While working at the Manhattan district attorney’s office, headed by Robert M. Morgenthau, he pursued organized crime and launched the investigation that brought down the Gambino family’s control over Manhattan’s garment and trucking industries.

In the 1998 election, Spitzer was elected by a slim margin to become New York State Attorney General. His campaign was financed largely in by a controversial multi-million dollar loan from his father. As attorney general, Spitzer prosecuted cases relating to corporate white collar crime, securities fraud, internet fraud and environmental protection.

Being in the insurance industry I became aware of him when he was New York’s Attorney General and brought down his wrath on some very big players in the insurance business.

Among them were the world’s largest insurance broker, Marsh & McLennan, along with Hank Greenberg, Chairman and CEO of American International Group (AIG), a giant insurance conglomerate.

Spitzer caught Marsh & McLennan basically rigging insurance bids on some of its largest clients, deciding who was going to write the insurance account, and arranging for some other insurance companies to "come in second" in return for being in first place on some others.

It was all pretty nasty, sleazy, and not-too-ethical stuff. There were a lot of insurance companies who worked with Marsh got caught in the same trap. If they wanted to play in accounts that paid in excess of one or two million dollars a year in premiums, then they had to play Marsh’s game. Hank Greenberg and AIG were some of the biggest fish to get fried.

Hank had to resign. However, some of the other major insurers got singed badly as well.

It led to a lot of soul searching in the business.

At the same time, Spitzer was hard on the heels of several prostitution rings in the New York area and prosecuted them remorselessly.

It seems his hypocrisy knew no bounds, because as he was prosecuting prostitution rings he was also a "john" of one of them.

In 2006, Spitzer was elected governor of New York. During his time in office, he proposed a bill to legalize same-sex marriage in New York and issued an executive order allowing illegal aliens to be issued driver’s licenses, which both attracted controversy. In July 2007, he was admonished for his administration’s involvement in ordering the State Police to record the whereabouts of State Senate majority leader Joseph L. Bruno.

Spitzer’s sand castle, however, came crashing down when the New York Times reported he had patronized a high-priced prostitution service, the Emperor’s Club VIP and paid up to $80,000 over a period of years for prostitutes, including time when he was Attorney General.

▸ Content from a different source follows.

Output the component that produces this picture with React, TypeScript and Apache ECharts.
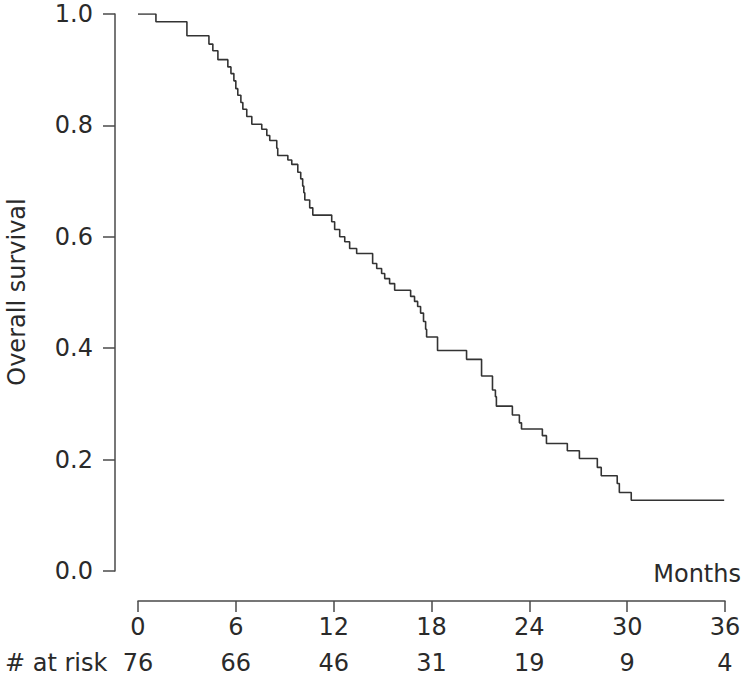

He was caught when his bank reported to the Feds suspicious financial transactions which could be hiding bribes.

Turns out he was merely hiding his payments to prostitutes from his wife.

Spitzer, in short, was a bully who reveled in creating a state of terror among his subjects so they would grovel before a tyrannical emperor.

But Mr. Tracinski makes an important point.

He says Eliot Spitzer is a timeless example of the basic problem of government.

That’s the fact anyone who really wants to wield power is, by that very fact, the last person who should be allowed to do so.

He calls this the "Washington Conundrum," named for George Washington, who was probably the first man in history to demonstrate that the only person who can safely be allowed to wield power is someone who seeks it out of dedication to the cause of liberty.

He goes on to say, take away the love of liberty and power attracts, rewards and promotes the most corrupt types of individuals.

According to Mr. Tracinski: "Without the love of liberty, we don’t get George Washingtons in public office. Instead we get the Emperor Club VIPs – self-aggrandizing thugs like Eliot Spitzer."

If we in Ellis County really think about it, we can remember and think of some of those self-aggrandizing thugs who really have an interest only in power, not in liberty.